Доктор и новая фельдшерица начали обходить больных. Когда они подошли к койке, на которой сидела Гундобина, Анна Александровна что-то тихо проговорила доктору.

– Ах, да, – начал тот, – я вчера прочёл ваше письмо… Это, конечно, всё хорошо и похвально, но только, вы понимаете, это совершенно невыполнимо: во-первых, в сёстры берут лиц подготовленных, а во-вторых, куда же она годна!?. Она не годится и для поля жизни, не только для поля брани…

Доктор говорил Анне Александровне тихо, почти шёпотом, но всё же Гундобина расслышала последние слова его фразы и смутилась. Лицо её вдруг побледнело и точно осунулось, глаза ушли в глубину орбит, и губы задрожали. Она что-то хотела сказать доктору, но промолчала.

Доктор мельком посмотрел на Гундобину и, обходя её койку, подошёл к Аннушке.

– Так и передайте ей, Анна Александровна, что для неё это совершенно невозможно…

Когда доктор ушёл, Анна Александровна сообщила Гундобиной роковой ответ. Она молча взглянула на фельдшерицу, и глаза её наполнились слезами.

К Гундобиной подошла Саша Мирова. Случайно она подслушала разговор доктора с Анной Александровной, и ей захотелось утешить подругу. Утешая Гундобину, Мирова утешала и себя. Она хорошо, явственно слышала слова доктора: «Она не годится для поля жизни, не только для поля брани», и эти страшные слова как раскалённые проволоки пронизали всё её существо. Она до боли чувствовала, что она как и Гундобина также не годна для поля жизни, и этот жестокий приговор разбил все её мечтания о новой жизни после выхода из больницы. И ей хотелось рыдать…

В ту же тяжёлую для Мировой минуту в другом конце комнаты слышались шумный говор и смех.
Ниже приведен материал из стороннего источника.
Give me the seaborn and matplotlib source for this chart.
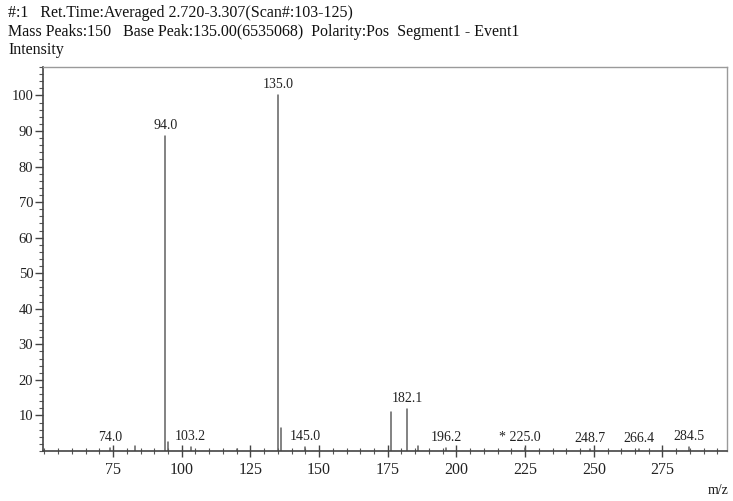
import matplotlib
matplotlib.use("Agg")
import matplotlib.pyplot as plt
from matplotlib.ticker import MultipleLocator
import numpy as np
import pandas as pd
import seaborn as sns

# Centroid mass spectrum: m/z and relative intensity (%)
mz = [74.0, 83.0, 94.0, 95.0, 103.2, 120.0, 135.0, 136.0, 145.0, 176.0,
      182.1, 186.0, 196.2, 225.0, 248.7, 266.4, 284.5]
intensity = [0.9, 1.4, 88.6, 2.6, 1.2, 0.6, 100.0, 6.5, 1.2, 11.0,
             11.8, 1.3, 0.9, 0.8, 0.6, 0.6, 1.2]

# Peaks that carry an m/z annotation, and their label text prefixes
labelled_mz = [74.0, 94.0, 103.2, 135.0, 145.0, 182.1, 196.2, 225.0, 248.7, 266.4, 284.5]
label_prefix = {225.0: "* "}

header_lines = [
    "#:1   Ret.Time:Averaged 2.720-3.307(Scan#:103-125)",
    "Mass Peaks:150   Base Peak:135.00(6535068)  Polarity:Pos  Segment1 - Event1",
    "Intensity",
]
x_label = "m/z"

sns.set_theme(style="white")
plt.rcParams["font.family"] = ["Liberation Serif", "DejaVu Serif"]

# Each stick is a two-point line from the baseline up to its intensity
rows = []
for i, (m, h) in enumerate(zip(mz, intensity)):
    rows.append({"peak": i, "mz": m, "rel": 0.0})
    rows.append({"peak": i, "mz": m, "rel": h})
sticks = pd.DataFrame(rows)

fig = plt.figure(figsize=(7.33, 5.01), dpi=100)
ax = fig.add_axes([0.0587, 0.0998, 0.9331, 0.7665])

sns.lineplot(data=sticks, x="mz", y="rel", units="peak", estimator=None,
             color="#606060", linewidth=1.1, ax=ax, legend=False)

ax.set_xlim(49.5, 298.5)
ax.set_ylim(0, 108)

for m, h in zip(mz, intensity):
    if m in labelled_mz:
        ax.annotate(f"{label_prefix.get(m, '')}{m:.1f}", xy=(m, h),
                    xytext=(-4 if m in label_prefix else 0, 3),
                    textcoords="offset points", ha="center", va="bottom",
                    fontsize=10, color="#222222")

ax.xaxis.set_minor_locator(MultipleLocator(5))
ax.yaxis.set_minor_locator(MultipleLocator(2))
ax.set_xticks([75, 100, 125, 150, 175, 200, 225, 250, 275])
ax.set_yticks(list(range(10, 101, 10)))

ax.tick_params(axis="x", which="major", direction="inout", length=8, width=1,
               color="#444444", labelsize=11.5, pad=4, labelcolor="#222222",
               bottom=True)
ax.tick_params(axis="x", which="minor", direction="inout", length=4, width=0.8,
               color="#555555", bottom=True)
ax.tick_params(axis="y", which="major", direction="out", length=6, width=1,
               color="#444444", labelsize=10.5, pad=1, labelcolor="#222222",
               left=True)
ax.tick_params(axis="y", which="minor", direction="out", length=3, width=0.8,
               color="#555555", left=True)

ax.set_xlabel("")
ax.set_ylabel("")
for side in ["left", "bottom"]:
    ax.spines[side].set_color("#444444")
    ax.spines[side].set_linewidth(1.2)
for side in ["top", "right"]:
    ax.spines[side].set_color("#9a9a9a")
    ax.spines[side].set_linewidth(1.0)

for k, line in enumerate(header_lines):
    fig.text(8 / 733, 1 - (13 + 18.5 * k) / 501, line, ha="left", va="center",
             fontsize=11.5, color="#111111")
fig.text(718 / 733, 1 - 490 / 501, x_label, ha="center", va="center",
         fontsize=10, color="#1a1a1a")

fig.savefig("out.png", dpi=100)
Сидя на койке и злорадно улыбаясь, Худышка говорила:

– Знаем мы их!.. На войну едут будто для добра, а на самом деле – засиделась Анна Александровна в девках, вот и захотелось мужа… Там они, сёстры-то милосердия, все за офицеров да за докторов замуж повыходят…

– Замолчишь ли ты, ведьма проклятая!? – не утерпела и сорвала свой гнев Мирова.

В эту минуту ей захотелось броситься на Худышку и задушить её собственными руками. Она поднялась и почти насильно увлекла за собою Гундобину.

– Серафимочке-то нашей тоже на войну захотелось… по муже затосковалась, – продолжала хрипеть Худышка, и в её глазах выражались неприязнь и непонятная злоба.

Мирова и Гундобина вышли из палаты и снова долго ходили по коридору и о чём-то тихо беседовали.

Вечером, часов в десять, Анна Александровна, одетая по-дорожному, пришла проститься с больными. Она мало говорила и смотрела на своих больных с какой-то жалостью в глазах, а все они старались занять её разговором. Потом она молча поднялась с табурета и начала прощаться.

Она подошла к Надьке Новгородской, обняла её и поцеловала в щеку. Та замерла в каком-то непонятном оцепенении и потом медленно перекрестилась и опустила глаза. Анна Александровна подошла к Михайлине, простилась с ней и потом обошла всех больных. Когда она подошла к Гундобиной, её глаза наполнились слезами. Она близко прильнула к Гундобиной, прижала её к своей груди и тихо прошептала:

– Прощайте, оставайтесь здесь… Если бы от меня зависело…

Она не закончила своей фразы, ещё раз поцеловала Гундобину и вышла. Больные проводили Анну Александровну глубоким молчанием, и долго потом в одиннадцатой палате было как-то жутко тихо.